**DESCRIPTION OF THE TASK:**
Exactly repeat the material, dropping every picture from the copy.

* start *

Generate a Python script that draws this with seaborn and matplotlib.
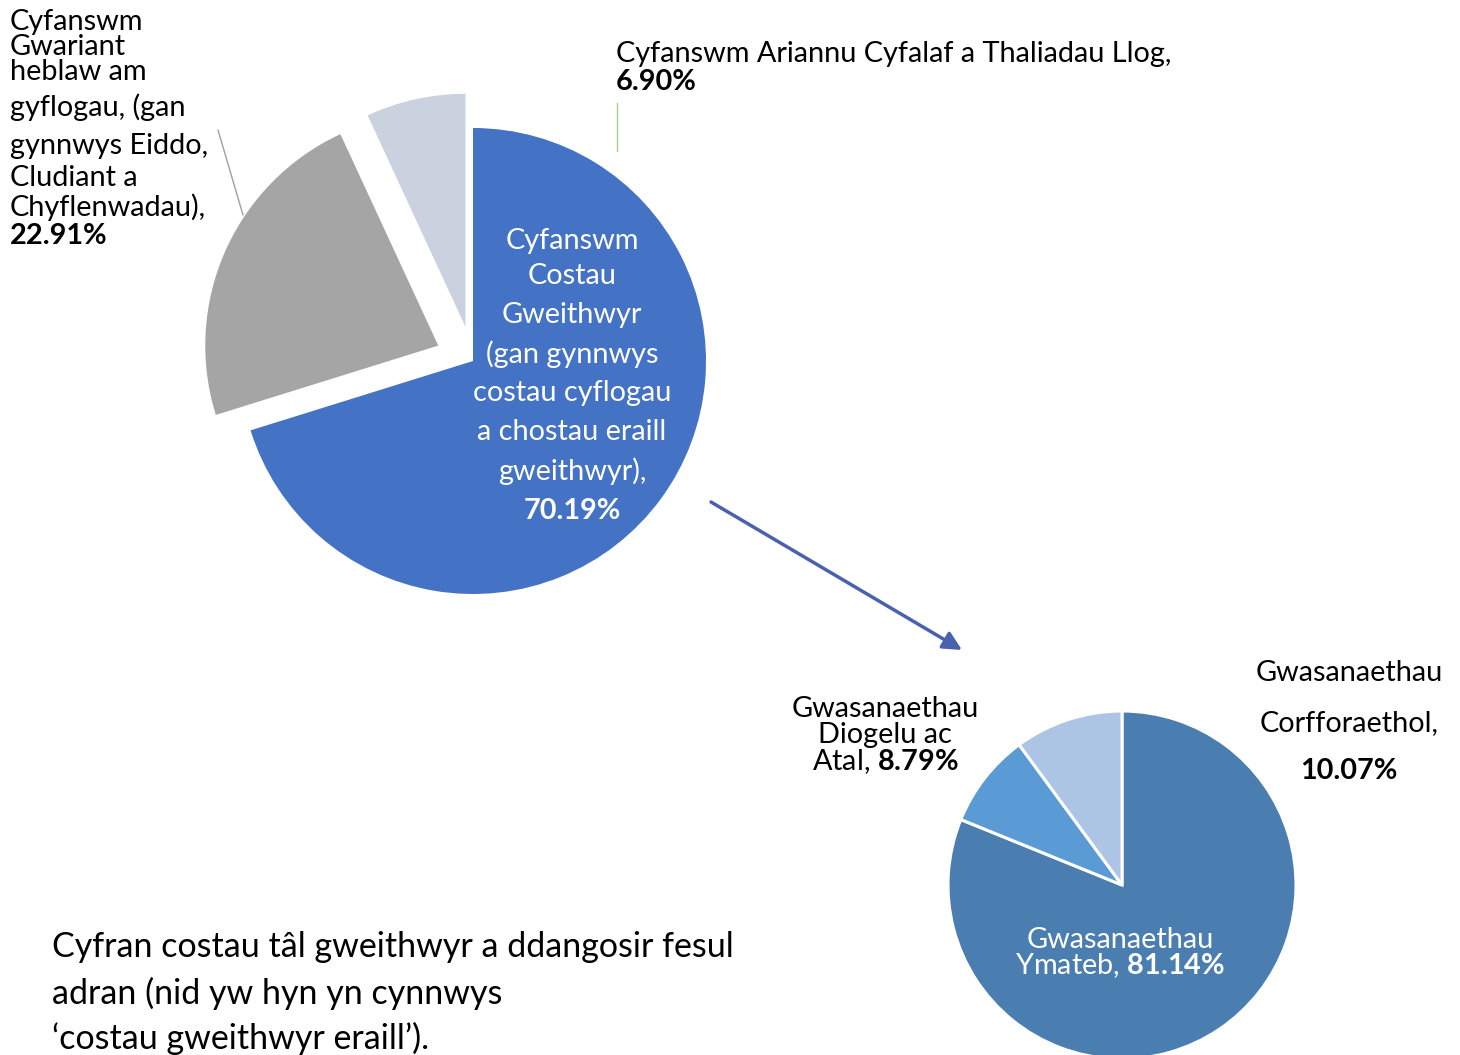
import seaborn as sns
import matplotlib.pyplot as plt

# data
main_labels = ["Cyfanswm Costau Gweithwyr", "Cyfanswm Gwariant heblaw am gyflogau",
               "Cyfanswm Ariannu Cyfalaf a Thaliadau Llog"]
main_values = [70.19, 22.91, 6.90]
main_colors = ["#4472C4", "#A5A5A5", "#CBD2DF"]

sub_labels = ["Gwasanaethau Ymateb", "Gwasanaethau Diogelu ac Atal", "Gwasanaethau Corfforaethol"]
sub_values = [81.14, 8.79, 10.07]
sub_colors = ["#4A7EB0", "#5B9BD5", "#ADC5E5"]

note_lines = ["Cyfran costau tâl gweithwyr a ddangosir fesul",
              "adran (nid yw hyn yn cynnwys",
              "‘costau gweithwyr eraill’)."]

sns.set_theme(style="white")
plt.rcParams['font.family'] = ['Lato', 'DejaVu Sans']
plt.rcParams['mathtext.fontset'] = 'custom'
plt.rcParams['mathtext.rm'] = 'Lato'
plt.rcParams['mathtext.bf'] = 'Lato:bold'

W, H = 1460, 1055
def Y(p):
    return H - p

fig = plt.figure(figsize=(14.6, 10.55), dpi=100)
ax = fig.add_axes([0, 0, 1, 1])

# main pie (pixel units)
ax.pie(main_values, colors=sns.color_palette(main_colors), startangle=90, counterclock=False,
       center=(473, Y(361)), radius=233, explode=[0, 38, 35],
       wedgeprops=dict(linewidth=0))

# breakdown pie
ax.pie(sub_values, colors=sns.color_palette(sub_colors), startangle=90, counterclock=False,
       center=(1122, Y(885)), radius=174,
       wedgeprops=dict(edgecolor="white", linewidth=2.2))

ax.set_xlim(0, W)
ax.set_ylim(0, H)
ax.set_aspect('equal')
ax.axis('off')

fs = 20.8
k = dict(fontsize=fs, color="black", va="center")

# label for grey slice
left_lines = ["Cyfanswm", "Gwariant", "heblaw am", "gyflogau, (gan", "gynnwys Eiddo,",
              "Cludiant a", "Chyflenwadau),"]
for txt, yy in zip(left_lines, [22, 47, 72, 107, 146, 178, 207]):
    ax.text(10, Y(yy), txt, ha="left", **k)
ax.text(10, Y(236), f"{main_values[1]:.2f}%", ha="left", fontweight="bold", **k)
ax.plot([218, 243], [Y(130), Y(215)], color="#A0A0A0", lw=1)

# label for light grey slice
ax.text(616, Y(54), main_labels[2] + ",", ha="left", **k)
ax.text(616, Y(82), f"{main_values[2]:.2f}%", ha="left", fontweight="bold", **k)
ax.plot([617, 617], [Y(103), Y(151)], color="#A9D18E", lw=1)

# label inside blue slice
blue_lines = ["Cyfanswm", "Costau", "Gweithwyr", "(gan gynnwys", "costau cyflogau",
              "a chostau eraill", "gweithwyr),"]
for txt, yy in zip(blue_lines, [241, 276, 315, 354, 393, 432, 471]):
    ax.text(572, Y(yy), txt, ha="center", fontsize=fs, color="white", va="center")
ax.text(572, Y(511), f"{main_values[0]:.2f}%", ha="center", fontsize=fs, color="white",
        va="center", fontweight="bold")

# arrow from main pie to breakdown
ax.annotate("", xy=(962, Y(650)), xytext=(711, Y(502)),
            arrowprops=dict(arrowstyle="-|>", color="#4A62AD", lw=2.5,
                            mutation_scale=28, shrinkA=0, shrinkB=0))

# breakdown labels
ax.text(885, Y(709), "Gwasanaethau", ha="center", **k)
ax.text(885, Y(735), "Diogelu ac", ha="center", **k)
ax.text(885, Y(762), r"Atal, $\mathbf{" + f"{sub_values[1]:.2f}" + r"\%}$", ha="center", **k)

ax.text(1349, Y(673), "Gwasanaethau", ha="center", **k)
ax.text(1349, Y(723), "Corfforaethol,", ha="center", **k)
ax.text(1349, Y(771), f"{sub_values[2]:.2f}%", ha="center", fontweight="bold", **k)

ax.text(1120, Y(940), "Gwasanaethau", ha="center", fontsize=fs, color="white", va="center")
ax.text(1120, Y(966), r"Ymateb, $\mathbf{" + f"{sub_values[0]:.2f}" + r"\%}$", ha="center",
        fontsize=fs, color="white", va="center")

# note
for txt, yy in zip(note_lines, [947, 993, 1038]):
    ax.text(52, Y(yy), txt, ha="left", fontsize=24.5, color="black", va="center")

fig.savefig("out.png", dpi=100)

* end *

**RESPONSE:**
Generate a Python script that draws this with seaborn and matplotlib.
import seaborn as sns
import matplotlib.pyplot as plt

# data
main_labels = ["Cyfanswm Costau Gweithwyr", "Cyfanswm Gwariant heblaw am gyflogau",
               "Cyfanswm Ariannu Cyfalaf a Thaliadau Llog"]
main_values = [70.19, 22.91, 6.90]
main_colors = ["#4472C4", "#A5A5A5", "#CBD2DF"]

sub_labels = ["Gwasanaethau Ymateb", "Gwasanaethau Diogelu ac Atal", "Gwasanaethau Corfforaethol"]
sub_values = [81.14, 8.79, 10.07]
sub_colors = ["#4A7EB0", "#5B9BD5", "#ADC5E5"]

note_lines = ["Cyfran costau tâl gweithwyr a ddangosir fesul",
              "adran (nid yw hyn yn cynnwys",
              "‘costau gweithwyr eraill’)."]

sns.set_theme(style="white")
plt.rcParams['font.family'] = ['Lato', 'DejaVu Sans']
plt.rcParams['mathtext.fontset'] = 'custom'
plt.rcParams['mathtext.rm'] = 'Lato'
plt.rcParams['mathtext.bf'] = 'Lato:bold'

W, H = 1460, 1055
def Y(p):
    return H - p

fig = plt.figure(figsize=(14.6, 10.55), dpi=100)
ax = fig.add_axes([0, 0, 1, 1])

# main pie (pixel units)
ax.pie(main_values, colors=sns.color_palette(main_colors), startangle=90, counterclock=False,
       center=(473, Y(361)), radius=233, explode=[0, 38, 35],
       wedgeprops=dict(linewidth=0))

# breakdown pie
ax.pie(sub_values, colors=sns.color_palette(sub_colors), startangle=90, counterclock=False,
       center=(1122, Y(885)), radius=174,
       wedgeprops=dict(edgecolor="white", linewidth=2.2))

ax.set_xlim(0, W)
ax.set_ylim(0, H)
ax.set_aspect('equal')
ax.axis('off')

fs = 20.8
k = dict(fontsize=fs, color="black", va="center")

# label for grey slice
left_lines = ["Cyfanswm", "Gwariant", "heblaw am", "gyflogau, (gan", "gynnwys Eiddo,",
              "Cludiant a", "Chyflenwadau),"]
for txt, yy in zip(left_lines, [22, 47, 72, 107, 146, 178, 207]):
    ax.text(10, Y(yy), txt, ha="left", **k)
ax.text(10, Y(236), f"{main_values[1]:.2f}%", ha="left", fontweight="bold", **k)
ax.plot([218, 243], [Y(130), Y(215)], color="#A0A0A0", lw=1)

# label for light grey slice
ax.text(616, Y(54), main_labels[2] + ",", ha="left", **k)
ax.text(616, Y(82), f"{main_values[2]:.2f}%", ha="left", fontweight="bold", **k)
ax.plot([617, 617], [Y(103), Y(151)], color="#A9D18E", lw=1)

# label inside blue slice
blue_lines = ["Cyfanswm", "Costau", "Gweithwyr", "(gan gynnwys", "costau cyflogau",
              "a chostau eraill", "gweithwyr),"]
for txt, yy in zip(blue_lines, [241, 276, 315, 354, 393, 432, 471]):
    ax.text(572, Y(yy), txt, ha="center", fontsize=fs, color="white", va="center")
ax.text(572, Y(511), f"{main_values[0]:.2f}%", ha="center", fontsize=fs, color="white",
        va="center", fontweight="bold")

# arrow from main pie to breakdown
ax.annotate("", xy=(962, Y(650)), xytext=(711, Y(502)),
            arrowprops=dict(arrowstyle="-|>", color="#4A62AD", lw=2.5,
                            mutation_scale=28, shrinkA=0, shrinkB=0))

# breakdown labels
ax.text(885, Y(709), "Gwasanaethau", ha="center", **k)
ax.text(885, Y(735), "Diogelu ac", ha="center", **k)
ax.text(885, Y(762), r"Atal, $\mathbf{" + f"{sub_values[1]:.2f}" + r"\%}$", ha="center", **k)

ax.text(1349, Y(673), "Gwasanaethau", ha="center", **k)
ax.text(1349, Y(723), "Corfforaethol,", ha="center", **k)
ax.text(1349, Y(771), f"{sub_values[2]:.2f}%", ha="center", fontweight="bold", **k)

ax.text(1120, Y(940), "Gwasanaethau", ha="center", fontsize=fs, color="white", va="center")
ax.text(1120, Y(966), r"Ymateb, $\mathbf{" + f"{sub_values[0]:.2f}" + r"\%}$", ha="center",
        fontsize=fs, color="white", va="center")

# note
for txt, yy in zip(note_lines, [947, 993, 1038]):
    ax.text(52, Y(yy), txt, ha="left", fontsize=24.5, color="black", va="center")

fig.savefig("out.png", dpi=100)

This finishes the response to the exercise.